The matrix Bochner problem
W. Riley Casper, Milen Yakimov
Abstract
A long standing question in the theory of orthogonal matrix polynomials is the matrix Bochner problem, the classification of $N\times N$ weight matrices $W(x)$ whose associated orthogonal polynomials are eigenfunctions of a second order differential operator. Based on techniques from noncommutative algebra (semiprime PI algebras of Gelfand-Kirillov dimension one), we construct a framework for the systematic study of the structure of the algebra ${\cal D}(W)$ of matrix differential operators for which the orthogonal polynomials of the weight matrix $W(x)$ are eigenfunctions. The ingredients for this algebraic setting are derived from the analytic properties of the orthogonal matrix polynomials.
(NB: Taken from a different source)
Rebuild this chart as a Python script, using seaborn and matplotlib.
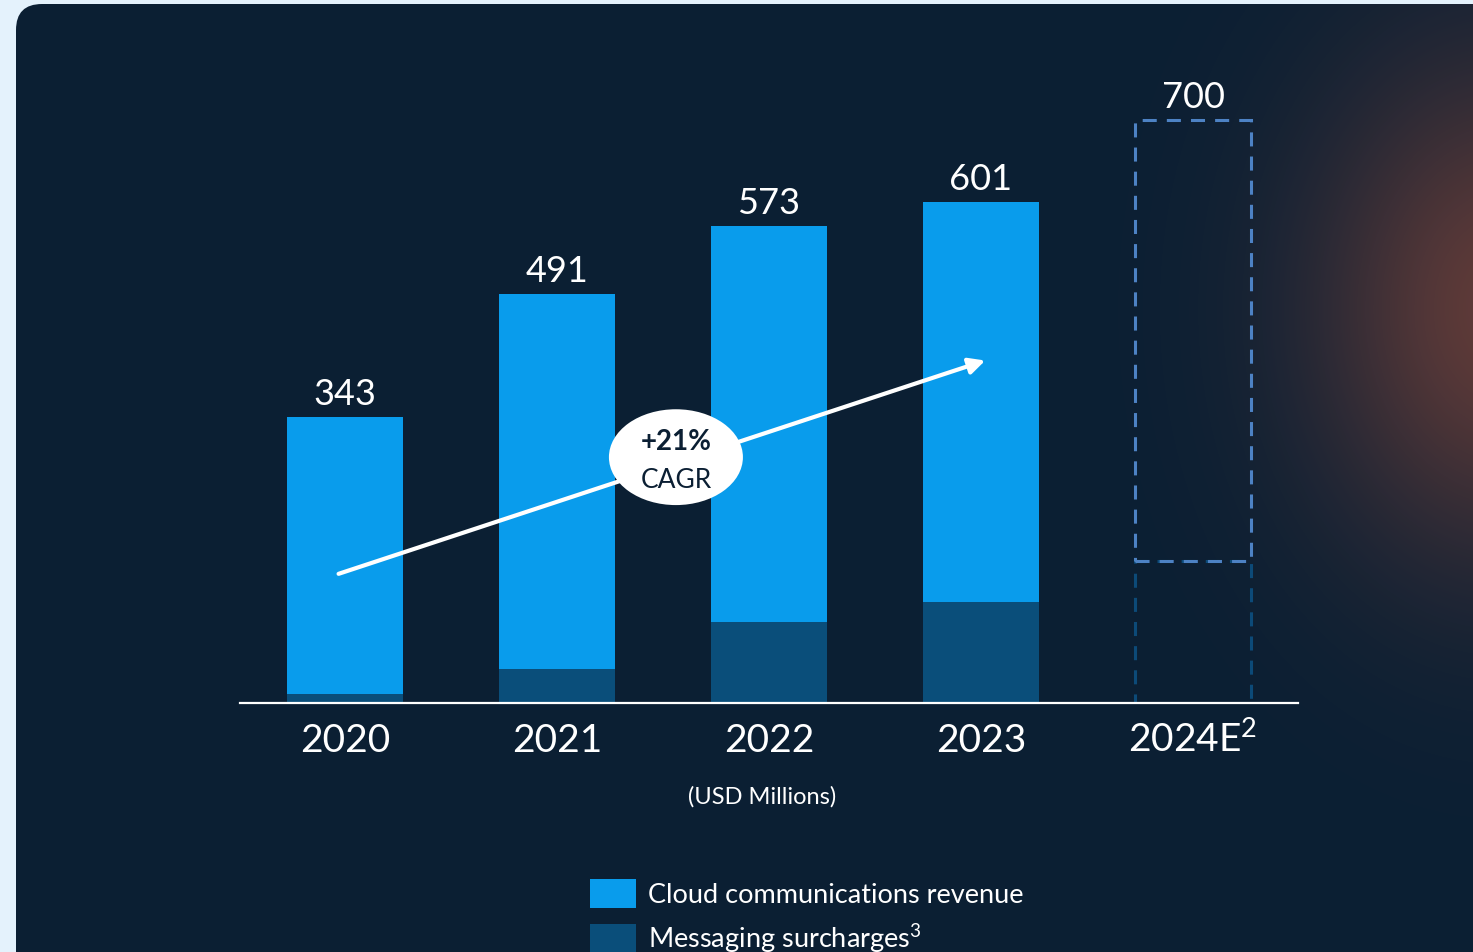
import numpy as np
import pandas as pd
import matplotlib
matplotlib.use("Agg")
import matplotlib.pyplot as plt
from matplotlib.patches import FancyBboxPatch, Ellipse, Patch
from matplotlib.transforms import ScaledTranslation
import seaborn as sns

# ---- data (USD millions) ----
years = ["2020", "2021", "2022", "2023", "2024E"]
tick_labels = ["2020", "2021", "2022", "2023", "2024E$^{2}$"]
totals = [343, 491, 573, 601, 700]
surcharges = [11, 41, 97, 121, 171]
is_estimate = [False, False, False, False, True]
cagr_text = "+21%"
legend_labels = ["Cloud communications revenue", "Messaging surcharges$^{3}$"]

# ---- colours ----
PAGE = "#e4f2fc"
PANEL = "#0b1f33"
BRIGHT = "#099cec"
DEEP = "#0a4e7a"
DASH_LIGHT = "#4d82c4"
DASH_DARK = "#0c4a78"
WHITE = "#ffffff"

sns.set_style("white")
plt.rcParams["font.family"] = ["Lato", "DejaVu Sans"]
plt.rcParams["mathtext.fontset"] = "custom"
plt.rcParams["mathtext.rm"] = "Lato"
plt.rcParams["mathtext.it"] = "Lato:italic"
plt.rcParams["mathtext.bf"] = "Lato:bold"
plt.rcParams["mathtext.default"] = "rm"

W, H = 1473, 953
fig = plt.figure(figsize=(W / 100, H / 100), dpi=100, facecolor=PAGE)

# ---- background panel with warm glow on the right ----
bg = fig.add_axes([0, 0, 1, 1], zorder=0)
bg.set_xlim(0, W)
bg.set_ylim(H, 0)
bg.axis("off")
panel = FancyBboxPatch((16, 5), W + 40, H + 60,
                       boxstyle="round,pad=0,rounding_size=26",
                       facecolor=PANEL, edgecolor="none")
bg.add_patch(panel)
yy, xx = np.mgrid[0:H, 0:W]
alpha = 0.75 * np.exp(-(((xx - 1505) / 190.0) ** 2 + ((yy - 310) / 250.0) ** 2))
glow = np.zeros((H, W, 4))
glow[..., 0] = 125 / 255
glow[..., 1] = 68 / 255
glow[..., 2] = 58 / 255
glow[..., 3] = alpha
im = bg.imshow(glow, extent=(0, W, H, 0), interpolation="bilinear", zorder=1)
im.set_clip_path(panel)

# ---- main chart ----
ax = fig.add_axes([240 / W, (H - 704) / H, 1058 / W, 650 / H], zorder=2)
ax.set_facecolor("none")

df = pd.DataFrame({"year": years, "total": totals, "surcharge": surcharges,
                   "estimate": is_estimate})
df["cloud"] = df["total"] - df["surcharge"]
actual = df[~df["estimate"]]
est = df[df["estimate"]]

BAR_W = 0.55
sns.barplot(data=actual, x="year", y="total", order=years, color=BRIGHT,
            width=BAR_W, saturation=1, linewidth=0, ax=ax)
sns.barplot(data=actual, x="year", y="surcharge", order=years, color=DEEP,
            width=BAR_W, saturation=1, linewidth=0, ax=ax)

# estimate: dashed outline, split into surcharge and cloud parts
dash = (0, (4.6, 3.3))
sns.barplot(data=est, x="year", y="surcharge", order=years, color=DASH_DARK,
            width=BAR_W, saturation=1, fill=False, linewidth=2.2,
            linestyle=dash, ax=ax)
sns.barplot(data=est, x="year", y="cloud", order=years, color=DASH_LIGHT,
            width=BAR_W, saturation=1, fill=False, linewidth=2.2,
            linestyle=dash, bottom=est["surcharge"].values, ax=ax)

ax.set_xlim(-0.495, 4.495)
ax.set_ylim(0, 780)
ax.set_xlabel("")
ax.set_ylabel("")
ax.set_yticks([])
ax.set_xticks(range(len(years)))
ax.set_xticklabels(tick_labels)
ax.tick_params(axis="x", length=0, pad=14, labelsize=28, labelcolor=WHITE)
# the superscripted label sits lower because of its taller box; lift it
sup_label = ax.get_xticklabels()[-1]
sup_label.set_transform(sup_label.get_transform()
                        + ScaledTranslation(0, 2.6 / 72, fig.dpi_scale_trans))
for side in ["left", "right", "top"]:
    ax.spines[side].set_visible(False)
ax.spines["bottom"].set_color(WHITE)
ax.spines["bottom"].set_linewidth(1.6)
ax.spines["bottom"].set_zorder(5)

# value labels
for i, v in enumerate(totals):
    ax.annotate(f"{v}", xy=(i, v), xytext=(0, 5), textcoords="offset points",
                ha="center", va="bottom", fontsize=26, color=WHITE)

# growth arrow and CAGR badge
ax.annotate("", xy=(3.02, 411), xytext=(-0.03, 155),
            arrowprops=dict(arrowstyle="-|>", color=WHITE, lw=3,
                            mutation_scale=24, shrinkA=0, shrinkB=0),
            zorder=6)
ax.add_patch(Ellipse((1.561, 295), 0.632, 115, facecolor=WHITE,
                     edgecolor="none", zorder=7))
ax.text(1.561, 314, cagr_text, ha="center", va="center", fontsize=20,
        fontweight="bold", color=PANEL, zorder=8)
ax.text(1.561, 268, "CAGR", ha="center", va="center", fontsize=19,
        color=PANEL, zorder=8)

fig.text(762 / W, 1 - 797 / H, "(USD Millions)", ha="center", va="center",
         fontsize=17, color=WHITE)

handles = [Patch(facecolor=BRIGHT, edgecolor="none"),
           Patch(facecolor=DEEP, edgecolor="none")]
fig.legend(handles=handles, labels=legend_labels, loc="upper left",
           bbox_to_anchor=(590 / W, 1 - 880 / H), frameon=False,
           borderpad=0, borderaxespad=0, handlelength=1.7, handleheight=1.25,
           handletextpad=0.45, labelspacing=0.5, fontsize=19.5,
           labelcolor=WHITE)

fig.savefig("out.png", dpi=100, facecolor=PAGE)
We use the representation theory of the algebras ${\cal D}(W)$ to resolve the matrix Bochner problem under the two natural assumptions that the sum of the sizes of the matrix algebras in the central localization of ${\cal D}(W)$ equals $N$ (fullness of ${\cal D}(W)$) and the leading coefficient of the second order differential operator multiplied by the weight $W(x)$ is positive definite. In the case of $2\times 2$ weights, it is proved that fullness is satisfied as long as ${\cal D}(W)$ is noncommutative. The two conditions are natural in that without them the problem is equivalent to much more general ones by artificially increasing the size of the matrix $W(x)$.